===== Data section =====

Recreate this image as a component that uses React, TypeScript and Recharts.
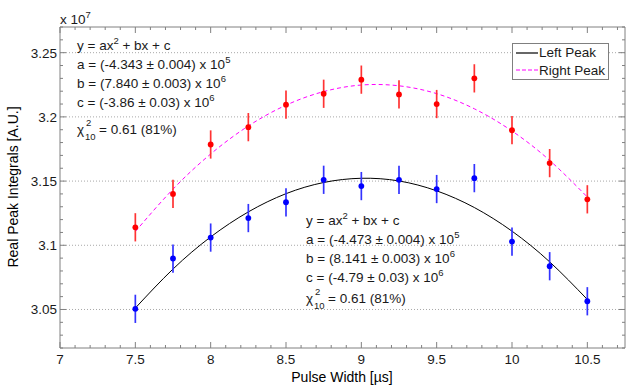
import React from 'react';
import {
  ComposedChart,
  Line,
  Scatter,
  ErrorBar,
  XAxis,
  YAxis,
  CartesianGrid,
} from 'recharts';

// pulse widths (µs)
const pulseWidths = [7.5, 7.75, 8, 8.25, 8.5, 8.75, 9, 9.25, 9.5, 9.75, 10, 10.25, 10.5];

// measured peak integrals (x 1e7)
const leftPeak = [3.0505, 3.0897, 3.106, 3.1212, 3.1335, 3.151, 3.1461, 3.151, 3.1438, 3.1523, 3.1029, 3.0837, 3.0564];
const rightPeak = [3.114, 3.14, 3.1785, 3.192, 3.2095, 3.218, 3.229, 3.2175, 3.21, 3.23, 3.1896, 3.164, 3.1358];
const leftErr = [0.011, 0.011, 0.011, 0.011, 0.011, 0.011, 0.011, 0.011, 0.011, 0.011, 0.011, 0.011, 0.011];
const rightErr = [0.011, 0.011, 0.011, 0.011, 0.011, 0.011, 0.011, 0.011, 0.011, 0.011, 0.011, 0.011, 0.011];

// fitted curves at the same pulse widths
const leftFit = [3.0511, 3.0815, 3.1065, 3.126, 3.1402, 3.1489, 3.1522, 3.1501, 3.1424, 3.1294, 3.111, 3.0871, 3.0578];
const rightFit = [3.1107, 3.1437, 3.1711, 3.1929, 3.2091, 3.2197, 3.2248, 3.2242, 3.2181, 3.2063, 3.189, 3.1661, 3.1376];

// axes
const xMajor = [7, 7.5, 8, 8.5, 9, 9.5, 10, 10.5];
const yMajor = [3.05, 3.1, 3.15, 3.2, 3.25];
const xDomain = [7, 10.75];
const yDomain = [3.02, 3.27];

const steps = (lo: number, hi: number, step: number, digits: number) => {
  const out: number[] = [];
  for (let v = lo; v <= hi + 1e-9; v += step) out.push(Number(v.toFixed(digits)));
  return out;
};
const xTicks = steps(7, 10.7, 0.1, 1);
const yTicks = steps(3.02, 3.27, 0.01, 2);
const isMajor = (v: number, list: number[]) => list.some((m) => Math.abs(m - v) < 1e-6);

const leftData = pulseWidths.map((x, i) => ({ x, y: leftPeak[i], err: leftErr[i] }));
const rightData = pulseWidths.map((x, i) => ({ x, y: rightPeak[i], err: rightErr[i] }));
const leftFitData = pulseWidths.map((x, i) => ({ x, y: leftFit[i] }));
const rightFitData = pulseWidths.map((x, i) => ({ x, y: rightFit[i] }));

const FONT = '"Liberation Sans", Arial, sans-serif';
const AXIS = '#808080';
const TXT = '#1a1a1a';

const BottomTick = (props: any) => {
  const { x, y, payload } = props;
  const major = isMajor(payload.value, xMajor);
  return (
    <g>
      <line x1={x} x2={x} y1={y} y2={y - (major ? 6 : 3)} stroke={AXIS} />
      {major && (
        <text x={x} y={y + 16} textAnchor="middle" fontSize={13.5} fill={TXT} fontFamily={FONT}>
          {String(payload.value)}
        </text>
      )}
    </g>
  );
};

const TopTick = (props: any) => {
  const { x, y, payload } = props;
  const major = isMajor(payload.value, xMajor);
  return <line x1={x} x2={x} y1={y} y2={y + (major ? 6 : 3)} stroke={AXIS} />;
};

const LeftTick = (props: any) => {
  const { x, y, payload } = props;
  const major = isMajor(payload.value, yMajor);
  return (
    <g>
      <line x1={x} x2={x + (major ? 6 : 3)} y1={y} y2={y} stroke={AXIS} />
      {major && (
        <text x={x - 3} y={y} dy="0.36em" textAnchor="end" fontSize={13.5} fill={TXT} fontFamily={FONT}>
          {String(payload.value)}
        </text>
      )}
    </g>
  );
};

const RightTick = (props: any) => {
  const { x, y, payload } = props;
  const major = isMajor(payload.value, yMajor);
  return <line x1={x} x2={x - (major ? 6 : 3)} y1={y} y2={y} stroke={AXIS} />;
};

const Dot = (color: string) => (props: any) => <circle cx={props.cx} cy={props.cy} r={2.9} fill={color} />;

const FitBlock = ({ x, y, lines }: { x: number; y: number; lines: string[][] }) => (
  <g fontFamily={FONT} fontSize={13.5} fill={TXT}>
    <text x={x} y={y}>
      y = ax<tspan dy={-6} fontSize={9.5}>2</tspan>
      <tspan dy={6}> + bx + c</tspan>
    </text>
    {lines.map((l, i) => (
      <text key={i} x={x} y={y + 19 * (i + 1)}>
        {l[0]}
        <tspan dy={-6} fontSize={9.5}>{l[1]}</tspan>
      </text>
    ))}
  </g>
);

const Chi = ({ x, y }: { x: number; y: number }) => (
  <g fontFamily={FONT} fill={TXT}>
    <text x={x} y={y} fontSize={13.5}>χ</text>
    <text x={x + 9} y={y - 8} fontSize={9.5}>2</text>
    <text x={x + 8} y={y + 6} fontSize={9.5}>10</text>
    <text x={x + 22} y={y} fontSize={13.5}>= 0.61 (81%)</text>
  </g>
);

export default function App() {
  return (
    <div style={{ position: 'absolute', left: 0, top: 0, width: 626, height: 385, background: '#fff' }}>
      <ComposedChart
        width={626}
        height={385}
        margin={{ top: 26, right: 0, bottom: 0, left: 0 }}
        style={{ fontFamily: FONT }}
      >
        <CartesianGrid vertical={false} horizontalValues={yMajor} stroke="#a8a8a8" strokeDasharray="1 2" />
        <XAxis
          dataKey="x"
          type="number"
          domain={xDomain}
          ticks={xTicks}
          interval={0}
          allowDataOverflow
          height={37}
          tickSize={0}
          tickMargin={0}
          tick={<BottomTick />}
          axisLine={{ stroke: AXIS }}
          tickLine={false}
        />
        <XAxis
          xAxisId="top"
          orientation="top"
          dataKey="x"
          type="number"
          domain={xDomain}
          ticks={xTicks}
          interval={0}
          allowDataOverflow
          height={1}
          tickSize={0}
          tickMargin={0}
          tick={<TopTick />}
          axisLine={{ stroke: AXIS }}
          tickLine={false}
        />
        <YAxis
          dataKey="y"
          type="number"
          domain={yDomain}
          ticks={yTicks}
          interval={0}
          allowDataOverflow
          width={60}
          tickSize={0}
          tickMargin={0}
          tick={<LeftTick />}
          axisLine={{ stroke: AXIS }}
          tickLine={false}
        />
        <YAxis
          yAxisId="right"
          orientation="right"
          type="number"
          domain={yDomain}
          ticks={yTicks}
          interval={0}
          allowDataOverflow
          width={1}
          tickSize={0}
          tickMargin={0}
          tick={<RightTick />}
          axisLine={{ stroke: AXIS }}
          tickLine={false}
        />
        <Line
          data={leftFitData}
          dataKey="y"
          type="natural"
          stroke="#000000"
          strokeWidth={1}
          dot={false}
          activeDot={false}
          isAnimationActive={false}
        />
        <Line
          data={rightFitData}
          dataKey="y"
          type="natural"
          stroke="#ff00ff"
          strokeWidth={1}
          strokeDasharray="4 3"
          dot={false}
          activeDot={false}
          isAnimationActive={false}
        />
        <Scatter data={leftData} dataKey="y" shape={Dot('#0000ff')} isAnimationActive={false}>
          <ErrorBar dataKey="err" direction="y" width={0} stroke="#3333ff" strokeWidth={1.7} isAnimationActive={false} />
        </Scatter>
        <Scatter data={rightData} dataKey="y" shape={Dot('#ff0000')} isAnimationActive={false}>
          <ErrorBar dataKey="err" direction="y" width={0} stroke="#ff3333" strokeWidth={1.7} isAnimationActive={false} />
        </Scatter>
      </ComposedChart>

      <svg width={626} height={385} style={{ position: 'absolute', left: 0, top: 0, pointerEvents: 'none' }}>
        <text x={60} y={24} fontFamily={FONT} fontSize={13.5} fill={TXT}>
          x 10<tspan dy={-6} fontSize={9.5}>7</tspan>
        </text>
        <text
          x={0}
          y={0}
          transform="translate(18,187) rotate(-90)"
          textAnchor="middle"
          fontFamily={FONT}
          fontSize={14}
          fill="#000"
        >
          Real Peak Integrals [A.U.]
        </text>
        <text x={342} y={382} textAnchor="middle" fontFamily={FONT} fontSize={14} fill="#000">
          Pulse Width [µs]
        </text>
        <FitBlock
          x={77}
          y={50}
          lines={[
            ['a = (-4.343 ± 0.004) x 10', '5'],
            ['b = (7.840 ± 0.003) x 10', '6'],
            ['c = (-3.86 ± 0.03) x 10', '6'],
          ]}
        />
        <Chi x={77} y={134} />
        <FitBlock
          x={306}
          y={225}
          lines={[
            ['a = (-4.473 ± 0.004) x 10', '5'],
            ['b = (8.141 ± 0.003) x 10', '6'],
            ['c = (-4.79 ± 0.03) x 10', '6'],
          ]}
        />
        <Chi x={306} y={303} />
      </svg>

      <div
        style={{
          position: 'absolute',
          left: 512,
          top: 43,
          width: 95,
          height: 35,
          border: '1px solid #7f7f7f',
          background: '#fff',
          fontFamily: FONT,
          fontSize: 13.5,
          color: TXT,
          lineHeight: '17.5px',
        }}
      >
        {[
          { name: 'Left Peak', color: '#000', dash: undefined },
          { name: 'Right Peak', color: '#ff00ff', dash: '4 2' },
        ].map((e) => (
          <div key={e.name} style={{ display: 'flex', alignItems: 'center', height: 17.5 }}>
            <svg width={26} height={10} style={{ flex: 'none' }}>
              <line x1={3} x2={25} y1={5} y2={5} stroke={e.color} strokeWidth={1.2} strokeDasharray={e.dash} />
            </svg>
            <span>{e.name}</span>
          </div>
        ))}
      </div>
    </div>
  );
}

=====

• _To be done_
Transcribe exactly, with no pictures, the lines running from the first line of the material through the line holding "const isMajor = (v: number, list: number[])".

• _Exercise solution_
Recreate this image as a component that uses React, TypeScript and Recharts.
import React from 'react';
import {
  ComposedChart,
  Line,
  Scatter,
  ErrorBar,
  XAxis,
  YAxis,
  CartesianGrid,
} from 'recharts';

// pulse widths (µs)
const pulseWidths = [7.5, 7.75, 8, 8.25, 8.5, 8.75, 9, 9.25, 9.5, 9.75, 10, 10.25, 10.5];

// measured peak integrals (x 1e7)
const leftPeak = [3.0505, 3.0897, 3.106, 3.1212, 3.1335, 3.151, 3.1461, 3.151, 3.1438, 3.1523, 3.1029, 3.0837, 3.0564];
const rightPeak = [3.114, 3.14, 3.1785, 3.192, 3.2095, 3.218, 3.229, 3.2175, 3.21, 3.23, 3.1896, 3.164, 3.1358];
const leftErr = [0.011, 0.011, 0.011, 0.011, 0.011, 0.011, 0.011, 0.011, 0.011, 0.011, 0.011, 0.011, 0.011];
const rightErr = [0.011, 0.011, 0.011, 0.011, 0.011, 0.011, 0.011, 0.011, 0.011, 0.011, 0.011, 0.011, 0.011];

// fitted curves at the same pulse widths
const leftFit = [3.0511, 3.0815, 3.1065, 3.126, 3.1402, 3.1489, 3.1522, 3.1501, 3.1424, 3.1294, 3.111, 3.0871, 3.0578];
const rightFit = [3.1107, 3.1437, 3.1711, 3.1929, 3.2091, 3.2197, 3.2248, 3.2242, 3.2181, 3.2063, 3.189, 3.1661, 3.1376];

// axes
const xMajor = [7, 7.5, 8, 8.5, 9, 9.5, 10, 10.5];
const yMajor = [3.05, 3.1, 3.15, 3.2, 3.25];
const xDomain = [7, 10.75];
const yDomain = [3.02, 3.27];

const steps = (lo: number, hi: number, step: number, digits: number) => {
  const out: number[] = [];
  for (let v = lo; v <= hi + 1e-9; v += step) out.push(Number(v.toFixed(digits)));
  return out;
};
const xTicks = steps(7, 10.7, 0.1, 1);
const yTicks = steps(3.02, 3.27, 0.01, 2);
const isMajor = (v: number, list: number[]) => list.some((m) => Math.abs(m - v) < 1e-6);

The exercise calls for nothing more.